- Exercise brief -
Quote the data exactly, first line to the line containing "minimum width=250pt, minimum", with no pictures.

- Information supplied -
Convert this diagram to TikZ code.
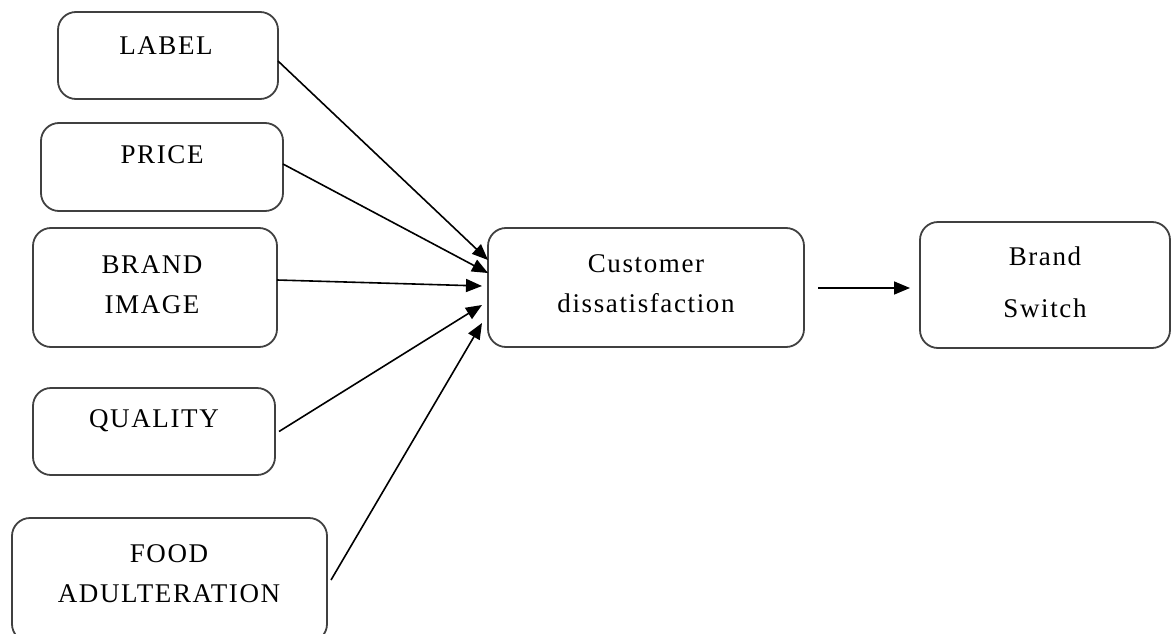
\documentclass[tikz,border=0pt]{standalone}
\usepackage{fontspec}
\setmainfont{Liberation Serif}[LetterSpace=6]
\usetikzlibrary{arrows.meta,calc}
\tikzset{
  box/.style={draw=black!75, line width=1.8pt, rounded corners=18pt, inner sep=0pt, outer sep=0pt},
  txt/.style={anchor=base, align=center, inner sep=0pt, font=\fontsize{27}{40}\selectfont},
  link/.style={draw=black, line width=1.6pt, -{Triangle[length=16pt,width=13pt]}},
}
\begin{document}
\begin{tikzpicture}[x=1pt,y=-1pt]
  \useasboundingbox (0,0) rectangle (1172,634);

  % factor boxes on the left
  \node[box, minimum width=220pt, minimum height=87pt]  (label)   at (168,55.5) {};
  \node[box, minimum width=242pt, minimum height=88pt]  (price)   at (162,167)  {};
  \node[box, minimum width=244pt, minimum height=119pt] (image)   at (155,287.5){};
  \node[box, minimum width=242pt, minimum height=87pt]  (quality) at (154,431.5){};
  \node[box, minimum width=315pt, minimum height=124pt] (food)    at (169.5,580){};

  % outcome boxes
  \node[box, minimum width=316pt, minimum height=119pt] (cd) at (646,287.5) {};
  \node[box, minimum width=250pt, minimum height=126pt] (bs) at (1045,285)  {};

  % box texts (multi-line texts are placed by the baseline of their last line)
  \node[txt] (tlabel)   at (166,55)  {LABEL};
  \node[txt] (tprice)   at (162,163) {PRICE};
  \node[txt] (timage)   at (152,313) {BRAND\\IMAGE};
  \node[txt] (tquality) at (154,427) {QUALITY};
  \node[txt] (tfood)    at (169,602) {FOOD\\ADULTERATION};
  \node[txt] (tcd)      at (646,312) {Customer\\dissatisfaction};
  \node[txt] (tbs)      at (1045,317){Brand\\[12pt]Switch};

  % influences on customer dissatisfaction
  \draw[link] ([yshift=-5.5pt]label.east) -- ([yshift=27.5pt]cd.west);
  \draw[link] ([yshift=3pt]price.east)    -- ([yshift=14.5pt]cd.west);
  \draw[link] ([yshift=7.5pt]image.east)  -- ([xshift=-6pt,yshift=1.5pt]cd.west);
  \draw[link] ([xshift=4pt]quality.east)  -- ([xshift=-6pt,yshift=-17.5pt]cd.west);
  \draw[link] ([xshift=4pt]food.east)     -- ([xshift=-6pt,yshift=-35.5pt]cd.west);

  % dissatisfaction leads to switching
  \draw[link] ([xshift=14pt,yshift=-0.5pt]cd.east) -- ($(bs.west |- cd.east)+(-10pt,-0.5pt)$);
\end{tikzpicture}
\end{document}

- Solution to the exercise -
Convert this diagram to TikZ code.
\documentclass[tikz,border=0pt]{standalone}
\usepackage{fontspec}
\setmainfont{Liberation Serif}[LetterSpace=6]
\usetikzlibrary{arrows.meta,calc}
\tikzset{
  box/.style={draw=black!75, line width=1.8pt, rounded corners=18pt, inner sep=0pt, outer sep=0pt},
  txt/.style={anchor=base, align=center, inner sep=0pt, font=\fontsize{27}{40}\selectfont},
  link/.style={draw=black, line width=1.6pt, -{Triangle[length=16pt,width=13pt]}},
}
\begin{document}
\begin{tikzpicture}[x=1pt,y=-1pt]
  \useasboundingbox (0,0) rectangle (1172,634);

  % factor boxes on the left
  \node[box, minimum width=220pt, minimum height=87pt]  (label)   at (168,55.5) {};
  \node[box, minimum width=242pt, minimum height=88pt]  (price)   at (162,167)  {};
  \node[box, minimum width=244pt, minimum height=119pt] (image)   at (155,287.5){};
  \node[box, minimum width=242pt, minimum height=87pt]  (quality) at (154,431.5){};
  \node[box, minimum width=315pt, minimum height=124pt] (food)    at (169.5,580){};

  % outcome boxes
  \node[box, minimum width=316pt, minimum height=119pt] (cd) at (646,287.5) {};
  \node[box, minimum width=250pt, minimum height=126pt] (bs) at (1045,285)  {};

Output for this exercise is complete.